Your objective:
Determine how many lines hold "page" and give only that number.

Source material:
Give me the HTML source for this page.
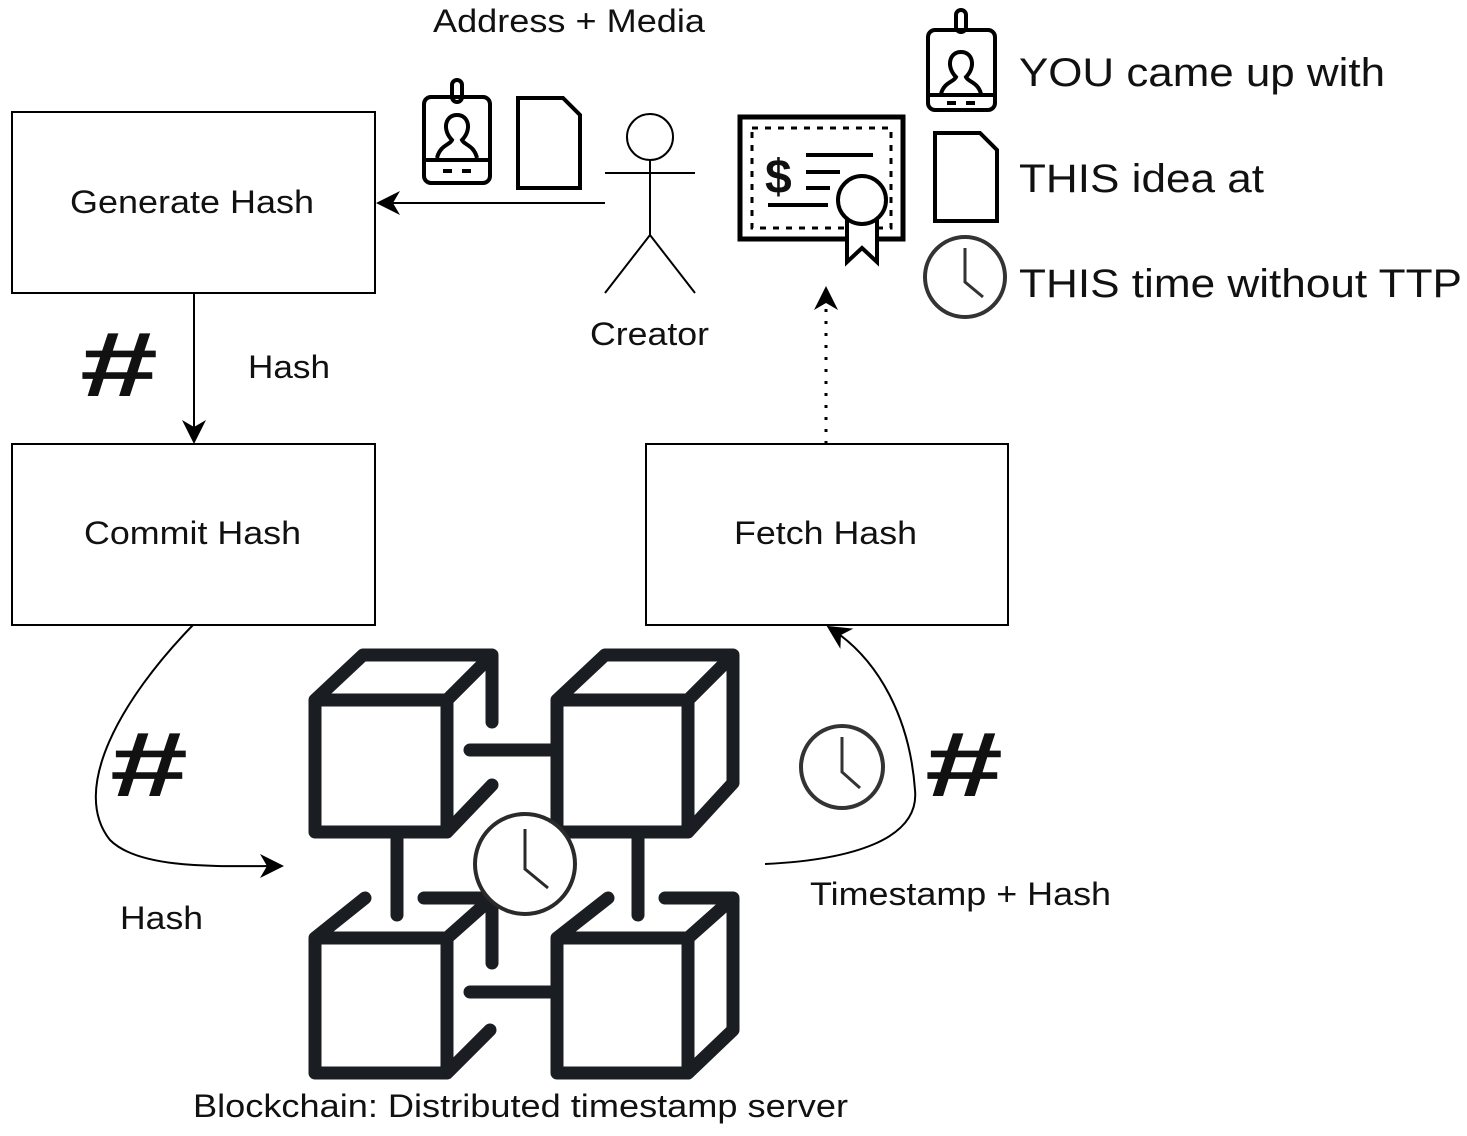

* * *

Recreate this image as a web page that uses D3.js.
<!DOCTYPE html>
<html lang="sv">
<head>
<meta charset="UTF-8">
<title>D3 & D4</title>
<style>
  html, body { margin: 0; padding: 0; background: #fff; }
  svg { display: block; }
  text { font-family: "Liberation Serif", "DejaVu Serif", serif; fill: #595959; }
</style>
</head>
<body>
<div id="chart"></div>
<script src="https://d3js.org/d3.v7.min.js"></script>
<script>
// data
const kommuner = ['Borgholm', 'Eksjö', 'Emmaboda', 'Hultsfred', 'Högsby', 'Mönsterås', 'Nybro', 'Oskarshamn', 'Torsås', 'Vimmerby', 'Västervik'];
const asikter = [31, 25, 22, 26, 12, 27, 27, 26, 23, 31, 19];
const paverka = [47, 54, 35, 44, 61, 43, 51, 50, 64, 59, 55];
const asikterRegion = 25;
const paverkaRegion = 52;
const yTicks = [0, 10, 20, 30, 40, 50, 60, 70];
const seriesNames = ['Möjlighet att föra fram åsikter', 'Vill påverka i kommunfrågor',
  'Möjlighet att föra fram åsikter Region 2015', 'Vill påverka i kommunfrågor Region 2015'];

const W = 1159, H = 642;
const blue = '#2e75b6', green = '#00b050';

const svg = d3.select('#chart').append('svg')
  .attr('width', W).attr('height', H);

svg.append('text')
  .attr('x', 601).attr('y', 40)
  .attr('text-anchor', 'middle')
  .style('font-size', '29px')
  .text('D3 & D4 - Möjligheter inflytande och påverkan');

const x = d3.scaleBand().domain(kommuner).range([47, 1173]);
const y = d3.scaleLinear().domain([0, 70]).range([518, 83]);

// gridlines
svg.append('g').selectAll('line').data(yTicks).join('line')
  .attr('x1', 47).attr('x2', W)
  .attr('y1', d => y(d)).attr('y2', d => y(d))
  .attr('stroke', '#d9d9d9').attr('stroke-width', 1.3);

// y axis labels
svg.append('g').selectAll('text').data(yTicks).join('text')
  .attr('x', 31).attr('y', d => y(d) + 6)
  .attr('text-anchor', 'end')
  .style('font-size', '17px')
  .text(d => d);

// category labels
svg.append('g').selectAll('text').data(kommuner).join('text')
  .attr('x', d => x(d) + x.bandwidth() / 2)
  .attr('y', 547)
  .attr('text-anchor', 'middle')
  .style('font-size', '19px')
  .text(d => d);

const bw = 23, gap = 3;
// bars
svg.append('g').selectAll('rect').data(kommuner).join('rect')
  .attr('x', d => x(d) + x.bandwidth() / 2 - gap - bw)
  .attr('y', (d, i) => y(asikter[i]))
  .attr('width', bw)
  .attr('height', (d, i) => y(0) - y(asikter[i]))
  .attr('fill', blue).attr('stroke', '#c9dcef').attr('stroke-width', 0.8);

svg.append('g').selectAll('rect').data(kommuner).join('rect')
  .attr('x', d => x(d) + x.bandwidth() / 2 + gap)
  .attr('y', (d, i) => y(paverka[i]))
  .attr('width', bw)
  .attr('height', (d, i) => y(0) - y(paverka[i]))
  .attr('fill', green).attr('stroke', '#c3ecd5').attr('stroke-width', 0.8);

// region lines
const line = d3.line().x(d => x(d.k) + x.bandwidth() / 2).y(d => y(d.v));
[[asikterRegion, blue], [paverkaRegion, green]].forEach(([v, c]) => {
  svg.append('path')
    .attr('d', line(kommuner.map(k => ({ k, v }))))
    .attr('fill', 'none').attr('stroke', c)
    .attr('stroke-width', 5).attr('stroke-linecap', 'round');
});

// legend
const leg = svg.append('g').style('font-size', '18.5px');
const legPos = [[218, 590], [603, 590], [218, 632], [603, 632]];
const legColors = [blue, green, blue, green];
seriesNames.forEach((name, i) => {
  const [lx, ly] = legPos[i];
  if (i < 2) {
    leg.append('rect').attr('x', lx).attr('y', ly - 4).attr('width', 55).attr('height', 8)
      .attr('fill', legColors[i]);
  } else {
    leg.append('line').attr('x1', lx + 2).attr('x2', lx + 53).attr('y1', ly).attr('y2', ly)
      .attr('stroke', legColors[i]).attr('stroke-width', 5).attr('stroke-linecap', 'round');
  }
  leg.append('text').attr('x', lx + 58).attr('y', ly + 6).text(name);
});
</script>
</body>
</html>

Result for this exercise:
2